Empresas, governos controlados por empresas e governos subjugados por outros governos, continuam a jogar com as nossas vidas ao permitir a extensão do nuclear na Península Ibérica perante todos os alarmes técnicos e sociais que foram dados nos últimos anos.

Dia 10 de Junho centenas de pessoas partem de Portugal, rumo a Madrid, para participar na manifestação ibérica contra a energia nuclear, contra a continuação das caquéticas centrais nucleares espanholas, e em concreto, contra a expansão da Central de Almaraz, agora com um aterro de resíduos, para mais 20 ou 30 anos. Empresas, governos controlados por empresas e governos subjugados por outros governos, continuam a jogar com as nossas vidas ao permitir a extensão do nuclear na Península Ibérica perante todos os alarmes técnicos e sociais que foram dados nos últimos anos.

O governo espanhol acaba de prolongar o período para que as empresas Iberdrola, Endesa e Gas Natural Fenosa, as proprietárias da Central Nuclear de Almaraz, possam pedir a extensão do funcionamento. Esta extensão foi dada depois de ter expirado o prazo para o pedido da extensão do tempo de vida de Almaraz, que ocorreu no passado dia 8 de Junho. O rumor que corre pelos corredores é que a Iberdrola, a Endesa e a Gas Natural Fenosa já terão feito entrar o pedido de extensão da central para além do tempo de vida determinado pelos construtores da mesma. O risco fica todo para as populações. A irresponsabilidade organizada das empresas do nuclear é assumida pelos governos.

O primeiro-ministro português, António Costa, e o ministro do Ambiente, João Matos Fernandes, já estão de joelhos perante o governo espanhol de Mariano Rajoy há tanto tempo, que agora têm de se deitar no chão para se aproximarem melhor das solas do Partido Popular vizinho.

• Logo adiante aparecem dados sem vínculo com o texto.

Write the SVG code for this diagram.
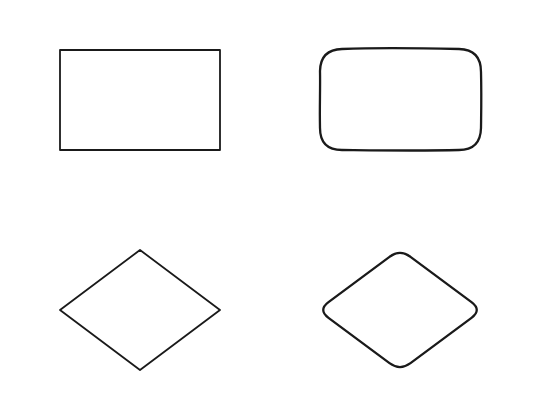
<svg xmlns="http://www.w3.org/2000/svg" width="560" height="420" viewBox="0 0 560 420">
<style>
.s{fill:#ffffff;stroke:#1a1a1a;stroke-linejoin:round}
.thin{stroke-width:1.8}
.thick{stroke-width:2.3}
</style>
<rect width="560" height="420" fill="#ffffff"/>
<g id="rect">
<rect class="s thin" x="60" y="50" width="160" height="100"/>
</g>
<g id="rounded-rect">
<path class="s thick" d="M342,49 C380,47.6 430,48.4 459,49 Q481,49.5 481,72 C481.6,95 481.2,112 481,128 Q480.5,150 459,150 C420,151 380,150.4 342,150 Q320,150 320,128 C319.5,105 320.4,90 320,71 Q320.5,49.5 342,49 Z"/>
</g>
<g id="diamond">
<polygon class="s thin" points="140,250 220,310 140,370 60,310"/>
</g>
<g id="rounded-diamond">
<path class="s thick" d="M328.5,302.2 L389.5,256.8 Q400,249 410.5,256.8 L471.5,302.2 Q482,310 471.5,317.8 L410.5,363.2 Q400,371 389.5,363.2 L328.5,317.8 Q318,310 328.5,302.2 Z"/>
</g>
<g id="connectors"></g>
</svg>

A central nuclear de Almaraz está permanentemente a ter paralisações de emergência. É um equipamento velho, fora do prazo, podre e que em termos energéticos é um empecilho: não tem relevância no panorama energético espanhol (seguramente ainda menos no mix energético português) e impede o investimento necessário em energias renováveis que nos permita abandonar simultaneamente o letal nuclear e as energias fósseis que aceleram o caos climático.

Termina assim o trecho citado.